Authorities quiet about car restrictions report

Updated: 2011-06-29 08:21
By Chen Xin and Xu Wei ( China Daily)

BEIJING - The capital's restriction of car purchases has been a controversial subject since it was introduced in January. Now, concern about the impact of the policy on the auto industry has prompted the National Development and Reform Commission (NDRC) to send a report to the State Council, asking for the end of car purchase limits in Beijing, the National Business Daily reported on Friday.

However, Beijing News subsequently reported that the authorities have denied such a plea was ever made.

Both the NDRC and the Beijing traffic authority have refused to respond.

As part of its bid to tackle increasing traffic congestion, Beijing will only allow 240,000 license plates to be registered this year, a sharp decrease from the total sales of last year.

Potential car buyers must now take part in a monthly lottery and hope to be selected before they can get a license plate and subsequently buy a car.

According to Chi Yifeng, general manager of Yayuncun Automobile Trade Market, a total of 122,800 cars were sold during the first five months of this year in the city, a fall of 61 percent year-on-year.

But Chi, who is also vice-chairman of the China Automobile Dealers Association, said he believes there is little chance that the car purchase restrictions in Beijing will be scrapped.

"I know that some organizations in the car industry are lobbying the authorities to adjust the polices," he said. "I think, if changes are made, they will be superficial, it is impossible to adjust it substantially."

Chi said Beijing residents collectively own too many vehicles and he envisions that, in future, new rules may only allow half of the licensed cars in the capital to be driven within its Fourth Ring Road on any given day.

"The city's goal of limiting vehicles will not be changed, at least not in the next three to five years, because, compared with car sales volume, easing traffic congestion is more important to Beijing," he said.

Beijing's population has already officially reached 19.6 million, surpassing the target population of 18 million for the year 2020. As of June 19, there were nearly 4.92 million registered vehicles in the city.

Gao Zhicheng, a salesman at a Toyota dealership in Beijing, said his company has seen at least a 50 percent year-on-year fall in sales.

Gao said the scrapping of the restriction on car ownership would mean the industry would return to normal.

"If car purchase limits are canceled, I believe our sales volume could return to last year's figures or be even better," he said.

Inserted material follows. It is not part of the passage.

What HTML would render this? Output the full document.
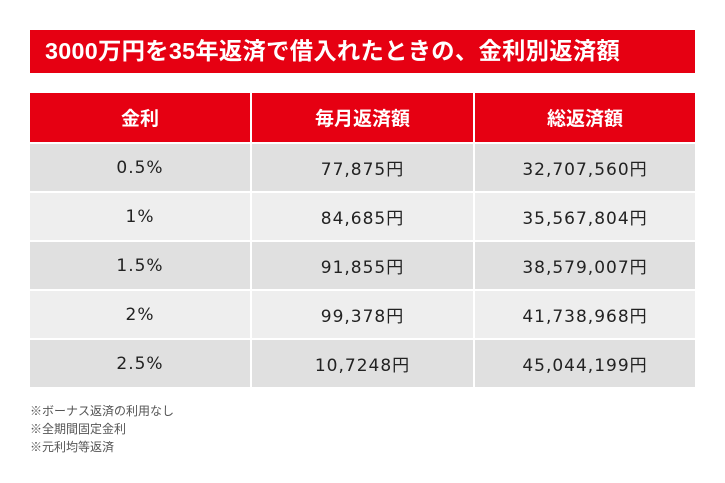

The limitations on car ownership set off a frenzy among people wanting to buy. In the latest license plate lottery on Sunday, some 570,000 people competed for the 17,600 available plates, meaning only one in 33 came away happy.

For some citizens eager to buy a car, the wait seems endless.

Liu Binwen, who works for a decoration design company in Beijing, is annoyed about being prevented from buying a car.

"I really want to buy a car and I think easing traffic congestion should be done by changing the city's transportation pattern, not by restricting what people can do," he said.

Zhang Changqing, director of Beijing Jiaotong University's transportation law institute, said, even if the car purchase restrictions in the capital are left in place, the city's traffic gridlock will not be eased because vehicle numbers are still increasing, even if they are doing so more slowly than last year.

"Only by having more scientifically planned roads and more convenient public transportation facilities can Beijing's gridlock be solved," he said.